## STATED EXERCISE
Go through the listing and set it down exactly, leaving out its pictures.

## GIVEN MATERIAL
====================

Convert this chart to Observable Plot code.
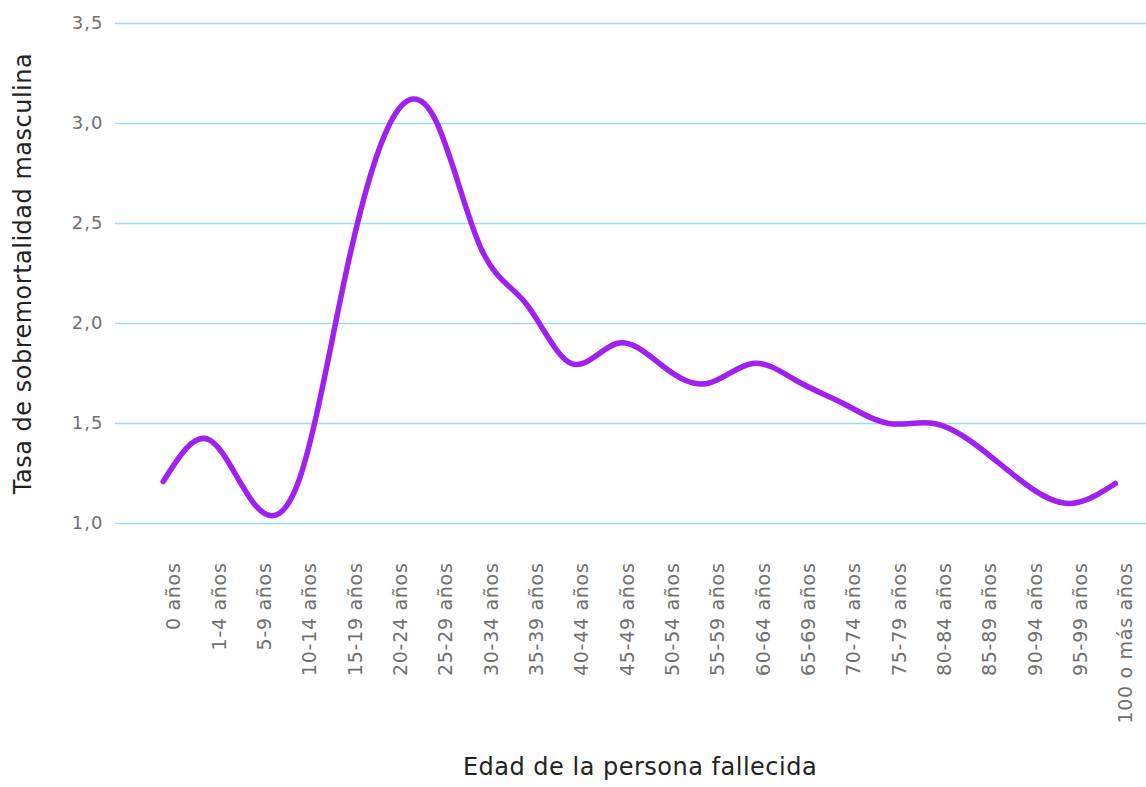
<!DOCTYPE html>
<html>
<head>
<meta charset="utf-8">
<script src="https://cdn.jsdelivr.net/npm/d3@7"></script>
<script src="https://cdn.jsdelivr.net/npm/@observablehq/plot@0.6"></script>
<style>
  html, body { margin: 0; padding: 0; background: #fff; }
  svg { font-family: "DejaVu Sans", "Noto Sans", sans-serif; }
  g[aria-label="x-axis tick label"] text { letter-spacing: 0.7px; }
  g[aria-label="y-axis tick label"] text { letter-spacing: 1px; }
  g[aria-label="text"] text { letter-spacing: 0.5px; }
</style>
</head>
<body>
<div id="chart"></div>
<script>
const ages = ["0 años", "1-4 años", "5-9 años", "10-14 años", "15-19 años", "20-24 años",
  "25-29 años", "30-34 años", "35-39 años", "40-44 años", "45-49 años", "50-54 años",
  "55-59 años", "60-64 años", "65-69 años", "70-74 años", "75-79 años", "80-84 años",
  "85-89 años", "90-94 años", "95-99 años", "100 o más años"];
const rates = [1.21, 1.42, 1.1, 1.22, 2.22, 3.0, 3.02, 2.38, 2.1, 1.8, 1.9, 1.79,
  1.7, 1.8, 1.71, 1.6, 1.5, 1.5, 1.38, 1.2, 1.1, 1.2];
const yTicks = [1.0, 1.5, 2.0, 2.5, 3.0, 3.5];
const xTitle = "Edad de la persona fallecida";
const yTitle = "Tasa de sobremortalidad masculina";

const data = ages.map((a, i) => ({age: a, rate: rates[i]}));

const chart = Plot.plot({
  width: 1146,
  height: 787,
  marginLeft: 115,
  marginRight: 0,
  marginTop: 23,
  marginBottom: 264,
  x: {type: "point", domain: ages, padding: 0.87, align: 0.605, round: false},
  y: {domain: [1, 3.5]},
  marks: [
    Plot.ruleY(yTicks, {stroke: "#9cdaf2", strokeWidth: 1.5}),
    Plot.axisY({ticks: yTicks, tickSize: 0, tickPadding: 12, fontSize: 18, fill: "#707070",
      tickFormat: d => d.toFixed(1).replace(".", ","), label: null}),
    Plot.axisX({tickRotate: -90, tickSize: 0, tickPadding: 39, fontSize: 19, fill: "#707070", label: null,
      dx: 11}),
    Plot.lineY(data, {x: "age", y: "rate", curve: "natural", stroke: "#a020f0", strokeWidth: 5.5}),
    Plot.text([yTitle], {frameAnchor: "left", textAnchor: "middle", rotate: -90, dx: -92, fontSize: 24,
      fill: "#222"}),
    Plot.text([xTitle], {frameAnchor: "bottom", dy: 251, dx: 9, fontSize: 24, fill: "#222"})
  ]
});
document.getElementById("chart").appendChild(chart);
</script>
</body>
</html>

====================

## TASK SOLUTION
Convert this chart to Observable Plot code.
<!DOCTYPE html>
<html>
<head>
<meta charset="utf-8">
<script src="https://cdn.jsdelivr.net/npm/d3@7"></script>
<script src="https://cdn.jsdelivr.net/npm/@observablehq/plot@0.6"></script>
<style>
  html, body { margin: 0; padding: 0; background: #fff; }
  svg { font-family: "DejaVu Sans", "Noto Sans", sans-serif; }
  g[aria-label="x-axis tick label"] text { letter-spacing: 0.7px; }
  g[aria-label="y-axis tick label"] text { letter-spacing: 1px; }
  g[aria-label="text"] text { letter-spacing: 0.5px; }
</style>
</head>
<body>
<div id="chart"></div>
<script>
const ages = ["0 años", "1-4 años", "5-9 años", "10-14 años", "15-19 años", "20-24 años",
  "25-29 años", "30-34 años", "35-39 años", "40-44 años", "45-49 años", "50-54 años",
  "55-59 años", "60-64 años", "65-69 años", "70-74 años", "75-79 años", "80-84 años",
  "85-89 años", "90-94 años", "95-99 años", "100 o más años"];
const rates = [1.21, 1.42, 1.1, 1.22, 2.22, 3.0, 3.02, 2.38, 2.1, 1.8, 1.9, 1.79,
  1.7, 1.8, 1.71, 1.6, 1.5, 1.5, 1.38, 1.2, 1.1, 1.2];
const yTicks = [1.0, 1.5, 2.0, 2.5, 3.0, 3.5];
const xTitle = "Edad de la persona fallecida";
const yTitle = "Tasa de sobremortalidad masculina";

const data = ages.map((a, i) => ({age: a, rate: rates[i]}));

const chart = Plot.plot({
  width: 1146,
  height: 787,
  marginLeft: 115,
  marginRight: 0,
  marginTop: 23,
  marginBottom: 264,
  x: {type: "point", domain: ages, padding: 0.87, align: 0.605, round: false},
  y: {domain: [1, 3.5]},
  marks: [
    Plot.ruleY(yTicks, {stroke: "#9cdaf2", strokeWidth: 1.5}),
    Plot.axisY({ticks: yTicks, tickSize: 0, tickPadding: 12, fontSize: 18, fill: "#707070",
      tickFormat: d => d.toFixed(1).replace(".", ","), label: null}),
    Plot.axisX({tickRotate: -90, tickSize: 0, tickPadding: 39, fontSize: 19, fill: "#707070", label: null,
      dx: 11}),
    Plot.lineY(data, {x: "age", y: "rate", curve: "natural", stroke: "#a020f0", strokeWidth: 5.5}),
    Plot.text([yTitle], {frameAnchor: "left", textAnchor: "middle", rotate: -90, dx: -92, fontSize: 24,
      fill: "#222"}),
    Plot.text([xTitle], {frameAnchor: "bottom", dy: 251, dx: 9, fontSize: 24, fill: "#222"})
  ]
});
document.getElementById("chart").appendChild(chart);
</script>
</body>
</html>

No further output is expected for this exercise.